Text and images courtesy of Sullivan+Strumpf Singapore

Singapore  : 25 August—23 September 2018

Preview : Friday , 24 August 2018, 3.30 – 4 PM
Opening: Saturday 25 August, 5—7pm

History is not always glorious; it does not always narrate victories and acts of nobility.

Sullivan+Strumpf is delighted to present a solo exhibition by seminal Indonesian artist FX Harsono at its Singapore gallery next month. This exhibition presents the artist’s longstanding major project that investigates the genocide and mass graves of ethnic Chinese-Indonesians in Java, Indonesia from 1947 to 1949. Part documentary and part commemoration, the exhibition will see a new series of drawings alongside two major installations that confronts the truth of this history.

FX Harsono

This project takes as its starting point, documentary photographs taken by the artist’s father in the 1950s. Later, he met some of the survivors and also visited the mass graveyard, experiences which precipitated his research into this dark period of Indonesia’s history. The victims and their families commemorate the event every year on the 5th of April, in a commemoration called Ching Ming. Since 2009, Harsono has been actively researching the little-known mass grave sites of ethnic Chinese-Indonesians; giving voice to those who cannot speak.

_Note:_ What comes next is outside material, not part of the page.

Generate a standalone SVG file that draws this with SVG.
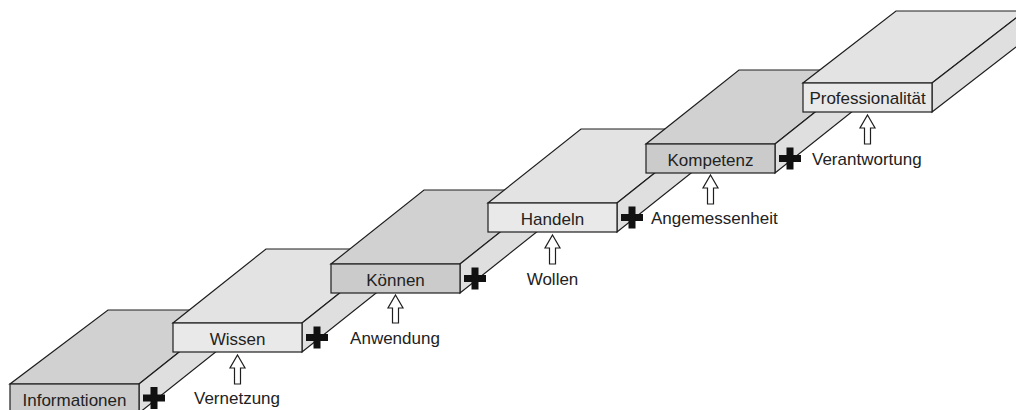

Episodes of violence and oppression against the country’s ethnic Chinese minority can be traced to even before the birth of Indonesian nationalism in the early 20th Century. Racial violence marked Indonesia’s transition from a Dutch colony to Japanese occupied territory and the subsequent Indonesian Revolution (1945-1949), considered to be one of the most violent eras in modern Indonesian history. To this day, this dark period of Indonesia’s history has remained largely obscured with no official acknowledgement or efforts to initiate reconciliation.

History also records the darker moments of loss and downfall. Oftentimes, the victims of persecution find it hard to share their pain with descendants or discuss their history at all. Revealing the truth feels like reopening old wounds,” says the artist. “The perpetrators of historical violence have a tendency to edit history; their actions are erased like flaws to be covered over. A great nation learns from the past. Acknowledging history, even when it’s painful, will help future generations to avoid making the same mistakes; whereas, denying the past will allow history to repeat itself.”

The Light of Spirit, 2016, functions as a monument of remembrance and pays tribute to the individual tragedies and shared loss of the persecuted, shedding light on a past that had long been kept in the dark. Memorandum of Inhumane Act No. 3, 2017, incorporates images of mass graveyards as well as declarations and protests stated in the book, ‘MEMORANDUM, Outlining Acts of Violence and Humanity Perpetrated by Indonesia Bands on Innocent Chinese Before and After The Dutch Police Action Was Enforced on July 21, 1947. Evidence of a history that cannot be refuted.

In Harsono‘s artist statement, he describes this exhibition in terms of a survivor: I am not angry. It is true that I am not angry… but I want you to know what happened. Nobody should forget, so that these acts are never repeated again. “It has never been my intention to place blame with anyone, rather this is a call to everyone to accept the truth of history, however wretched it is, for a stronger nation.”